PHP Site Access Log

The Basics

The question is, why do you need a site access log? The answer is easy - to see who visits your site. If you are a site owner and you have a hosted web site, you probably have seen web stats of some kind compiled by your hosting company. How do they do it? Often, they do it by analyzing your site's access log.

A site access log is a record of all access to your site. Basically it is a text file and each line is a record of a visitor's viewing of a particular page. Typical site access logs include the name of the page accessed, a user's IP address, the time of viewing, and some other useful information.

By looking at a site access log, you can see how a visitor moves through your site. You can see how many seconds it takes for a visitor to go from one page to another. You can see which pages are navigated to and which ones are avoided.

The Script

This handy site access log PHP code will create one text file for each day of logging in a folder called logs. Note: you have to make a "logs" folder in your base directory for this to work. The directory is not created automatically. Place this code in any page you want to be recorded in the log file.

<?php

//ASSIGN VARIABLES TO USER INFO
$time = date("M j G:i:s Y"); 
$ip = getenv('REMOTE_ADDR');
$userAgent = getenv('HTTP_USER_AGENT');
$referrer = getenv('HTTP_REFERER');
$query = getenv('QUERY_STRING');

//COMBINE VARS INTO OUR LOG ENTRY
$msg = "IP: " . $ip . " TIME: " . $time . " REFERRER: " . $referrer . " SEARCHSTRING: " . $query . " USERAGENT: " . $userAgent;

//CALL OUR LOG FUNCTION
writeToLogFile($msg);

function writeToLogFile($msg) {
     $today = date("Y_m_d"); 
     $logfile = $today."_log.txt"; 
     $dir = 'logs';
     $saveLocation=$dir . '/' . $logfile;
     if  (!$handle = @fopen($saveLocation, "a")) {
          exit;
     }
     else {
          if (@fwrite($handle,"$msg\r\n") === FALSE) {
               exit;
          }
  
          @fclose($handle);
     }
}

?>

Script Notes

You can setup your $msg variable anyway you want to, but careful thought should be done as to how you are going to parse it later. Inserting a common delimiter, such as a symbol between elements of the log entry can make it easier to parse later. For example, examine the following $msg assignment:

$msg = "IP: " . $ip . " ##TIME: " . $time . " ##REFERRER: " . $referrer . " ##SEARCHSTRING: " . $query . " ##USERAGENT: " . $userAgent; 

If we had done this, we could use PHP's explode() or split() functions and separate the elements easily, by splitting the line by the character ##. Why did I use two # and not one? Both the referrer and the query variables have the possibility of having the # character in them because this is used when defining an html anchor. Having two ## is still possible though, however unlikely, so it would be a better idea to split them with a random string that you'll probably never see naturally, such as *%^%*.

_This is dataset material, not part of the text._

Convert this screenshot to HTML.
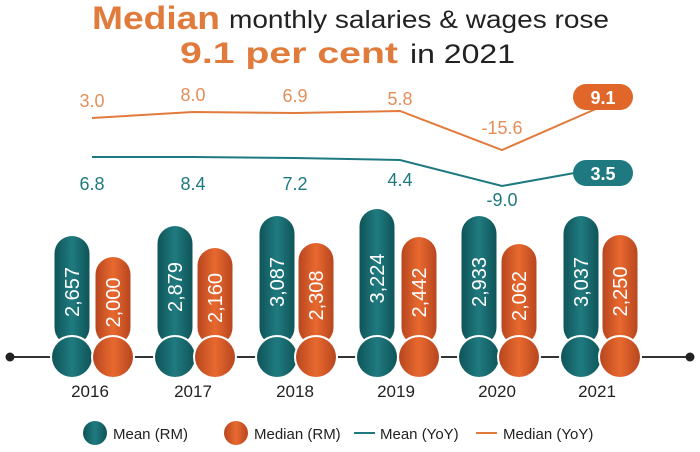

You could also make your log files in the common logfile format, which is supported by all major servers. A benefit of using this is that there are downloadable scripts and programs that can analyze your logs for you in you use this format. The definition of the format is on the W3C site here. I prefer to to write my own log analysis scripts however and prefer to not use the common log format.

You'll also notice that we have put the @ symbol before the call to the fwrite(), fopen(), and fclose() functions. This is the error suppressor symbol, and it will prevent PHP from displaying any errors related to these function calls. Because logging is likely secondary to the main goal of our page, which is to provide the viewer with some sort of service or information, showing them a failed error message is unnecessary and unprofessional. Sure it works now, but if you delete the logs folder at some point in the future, then you will see a nasty error displayed on all pages containing this script. Instead of making all users see this hideous error message, just check occasionally to see if any new log files are being created. We also could have checked to see if the folder exists before calling those functions, but it is difficult to test every single possible point of error, and costly to do it every time a page is requested.

When creating the log file, we use the format: date("Y_m_d") . It is important to start your log file name with the year and not the month or day. If we started the name with the month, a year from now our logs would no longer be naturally sortable by name because the file system will put all the December (12) entries together and all the June (6) entries together. Instead, start the name of the file with the year, followed by the month, and then the date, to allow for easy natural date sorting by filename.

Now What

Now that you have a text file full of page access records you can do quite a few things. You can parse the info and gather the number of unique IP addresses that visited your site. You can calculate the average time per visitor, or number of page views per IP address. The details are beyond the scope of this article, but very easily doable with a little PHP tinkering.